Princess Haya embroiled in court proceedings with ruler of city over welfare of their 2 children

Princess Haya (right) leaves court in London with her lawyer Fiona Shackleton (© Tolga Akmen/AFP)

Princess Haya, the estranged wife of the billionaire ruler of Dubai, has made an application to a London court for a forced marriage protection order for one of her children as part of a high-profile family dispute.

The princess, who is the half sister of Jordan’s King Abdullah, is embroiled in court proceedings with Sheikh Mohammed bin Rashid al-Maktoum, the ruler of Dubai and prime minister of the UAE, over the welfare of their two children.

The family division of the High Court heard on Tuesday that Princess Haya is also seeking a non-molestation order, a type of injunction, and an application for wardship for the children — which in effect means no decisions can be made about their welfare without the court’s approval. Sheikh Maktoum is applying for an order to allow the return of the children to Dubai.

Sir Andrew McFarlane, president of the Family Division, permitted broad information about the applications to be reported following a court hearing on Tuesday morning.

Princess Haya (left) and Sheikh Mohammed bin Rashid al-Maktoum at Royal Ascot in England in 2010 (© Luke MacGregor/Reuters)
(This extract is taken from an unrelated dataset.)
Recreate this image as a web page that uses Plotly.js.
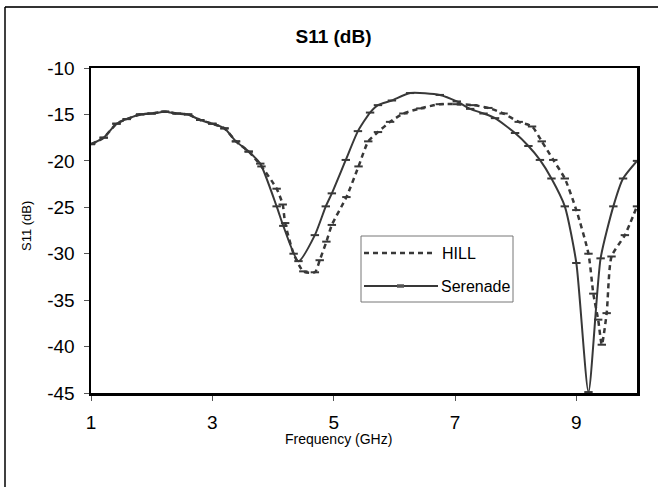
<!DOCTYPE html>
<html>
<head>
<meta charset="utf-8">
<script src="https://cdn.plot.ly/plotly-3.0.1.min.js"></script>
<style>html,body{margin:0;padding:0;background:#fff;}#chart{width:658px;height:487px;}</style>
</head>
<body>
<div id="chart"></div>
<script>
// ---- data ----
const serenadeFreq = [1.0,1.21,1.42,1.59,1.81,2.0,2.22,2.41,2.6,2.8,3.0,3.2,3.39,3.6,3.79,4.06,4.17,4.42,4.69,4.87,4.97,5.2,5.4,5.6,5.73,5.96,6.26,6.75,7.03,7.25,7.47,7.66,7.99,8.21,8.4,8.59,8.81,9.0,9.2,9.4,9.61,9.77,10.0];
const serenadeS11 = [-18.2,-17.5,-16.0,-15.5,-15.0,-14.9,-14.7,-14.9,-15.0,-15.6,-16.0,-16.5,-17.9,-19.0,-20.3,-24.9,-27.0,-30.8,-28.0,-24.9,-23.5,-19.9,-16.8,-14.8,-14.0,-13.5,-12.7,-12.9,-13.6,-14.4,-14.9,-15.4,-17.0,-18.4,-19.9,-21.9,-24.9,-31.0,-44.9,-30.5,-24.9,-21.9,-20.0];
const hillFreq = [1.0,1.21,1.42,1.59,1.81,2.0,2.22,2.41,2.6,2.8,3.0,3.2,3.39,3.6,3.81,4.06,4.16,4.2,4.34,4.5,4.69,4.77,4.88,4.97,5.21,5.41,5.57,5.73,5.93,6.15,6.43,6.75,7.03,7.3,7.55,7.8,8.05,8.27,8.43,8.62,8.81,9.0,9.2,9.28,9.36,9.42,9.5,9.58,9.8,10.0];
const hillS11 = [-18.2,-17.5,-16.0,-15.5,-15.0,-14.9,-14.7,-14.9,-15.0,-15.6,-16.0,-16.5,-17.9,-19.0,-20.6,-23.0,-24.7,-26.7,-30.0,-31.9,-32.0,-30.7,-28.7,-26.9,-23.9,-20.6,-17.9,-16.9,-15.8,-14.9,-14.35,-13.9,-13.9,-14.0,-14.3,-14.9,-15.8,-16.3,-17.9,-19.9,-21.9,-25.3,-30.0,-34.3,-37.1,-39.8,-36.4,-30.3,-28.0,-24.9];
const xTicks = [1,3,5,7,9];
const yTicks = [-10,-15,-20,-25,-30,-35,-40,-45];
const seriesNames = ['HILL','Serenade'];

// ---- geometry helpers (pixel -> paper) ----
const L=91, R=637, T=68, B=393;
const xp = p => (p-L)/(R-L);
const yp = p => (B-p)/(B-T);
const lineCol = '#383838';

const marker = {symbol:'line-ew', size:6, line:{width:2, color:lineCol}, color:lineCol};

const traces = [
  {x: hillFreq, y: hillS11, name: seriesNames[0], mode:'lines+markers',
   line:{color:lineCol, width:2.5, dash:'5px,4px', shape:'spline', smoothing:0.6}, marker: marker},
  {x: serenadeFreq, y: serenadeS11, name: seriesNames[1], mode:'lines+markers',
   line:{color:lineCol, width:2, shape:'spline', smoothing:0.6}, marker: marker}
];

const font = 'Arial, "Liberation Sans", sans-serif';
const layout = {
  width:658, height:487,
  margin:{l:L, r:658-R, t:T, b:487-B},
  paper_bgcolor:'#fff', plot_bgcolor:'#fff',
  showlegend:false,
  font:{family:font, color:'#000'},
  title:{text:'<b>S11 (dB)</b>', font:{size:19, family:font, color:'#000'},
         xref:'container', yref:'container', x:333.5/658, y:1-36/487, xanchor:'center', yanchor:'middle'},
  xaxis:{range:[1,10], tickvals:xTicks, ticktext:xTicks.map(String), showgrid:false, zeroline:false,
         showline:true, mirror:true, linecolor:'#000', linewidth:2.5,
         ticks:'outside', ticklen:5, tickwidth:1, tickcolor:'#555',
         tickfont:{size:19, family:font, color:'#000'}, ticklabelstandoff:6},
  yaxis:{range:[-45,-10], tickvals:yTicks, ticktext:yTicks.map(String), showgrid:false, zeroline:false,
         showline:true, mirror:true, linecolor:'#000', linewidth:2.5,
         ticks:'outside', ticklen:5, tickwidth:1, tickcolor:'#555',
         tickfont:{size:19, family:font, color:'#000'}, ticklabelstandoff:5},
  shapes:[
    // outer frame (top and left visible)
    {type:'line', xref:'paper', yref:'paper', x0:xp(5), x1:xp(658), y0:yp(7), y1:yp(7), line:{color:'#333', width:2}},
    {type:'line', xref:'paper', yref:'paper', x0:xp(5), x1:xp(5), y0:yp(7), y1:yp(490), line:{color:'#000', width:1.5}},
    // legend box
    {type:'rect', xref:'paper', yref:'paper', x0:xp(361), x1:xp(513), y0:yp(236), y1:yp(302), line:{color:'#777', width:1}, fillcolor:'#fff', layer:'above'},
    {type:'line', xref:'paper', yref:'paper', x0:xp(364), x1:xp(432), y0:yp(253), y1:yp(253), line:{color:lineCol, width:2.5, dash:'5px,4px'}, layer:'above'},
    {type:'line', xref:'paper', yref:'paper', x0:xp(364), x1:xp(438), y0:yp(286), y1:yp(286), line:{color:lineCol, width:2}, layer:'above'},
    {type:'line', xref:'paper', yref:'paper', x0:xp(397), x1:xp(404), y0:yp(286), y1:yp(286), line:{color:'#555', width:3.5}, layer:'above'}
  ],
  annotations:[
    {text:'Frequency (GHz)', xref:'paper', yref:'paper', x:xp(338), y:yp(439), showarrow:false,
     xanchor:'center', yanchor:'middle', font:{size:14, family:font, color:'#000'}},
    {text:'S11 (dB)', xref:'paper', yref:'paper', x:xp(26), y:yp(226), showarrow:false, textangle:-90,
     xanchor:'center', yanchor:'middle', font:{size:13, family:font, color:'#000'}},
    {text:seriesNames[0], xref:'paper', yref:'paper', x:xp(440), y:yp(253), showarrow:false,
     xanchor:'left', yanchor:'middle', font:{size:16, family:font, color:'#000'}},
    {text:seriesNames[1], xref:'paper', yref:'paper', x:xp(439), y:yp(286), showarrow:false,
     xanchor:'left', yanchor:'middle', font:{size:16, family:font, color:'#000'}}
  ]
};

Plotly.newPlot('chart', traces, layout, {displayModeBar:false, staticPlot:true});
</script>
</body>
</html>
Ahead of the hearing, all that had been confirmed about the case was a statement jointly issued by the two parties stating that their legal battle in the English courts was related to the welfare of their children but did not concern divorce or finances.

Princess Haya attended court in person on Tuesday. This is the first time she has been seen in public since last month, when she apparently left Sheikh Mohammed and moved to the UK with the children.

She is being represented by a top legal team that includes Fiona Shackleton, the lawyer who is renowned for her expertise in high-profile family cases, including representing Prince Charles in his 1996 divorce from Diana, Princess of Wales.

Sheikh Mohammed was represented by Lady Helen Ward, a partner at Stewarts Law who has represented Guy Ritchie, the British film director, in his divorce from Madonna. His legal team also included Desmond Browne QC, a well known media barrister.

Several representatives of the overseas media were not permitted by Sir Andrew to sit in the court during hearing because they did not hold UK-accredited press cards and might not be bound by reporting orders issued by the English courts.

The court case has shone a spotlight on the Sheikh’s private life and the alleged treatment of Sheikha Latifa, 33, who is a daughter of one of the Dubai ruler’s other wives. There are allegations that Princess Latifa tried to flee Dubai last year but was abducted from a yacht by Emirati forces and returned to the UAE.

She has not been seen in public since she was photographed with Mary Robinson, the former Irish president, in a meeting in December.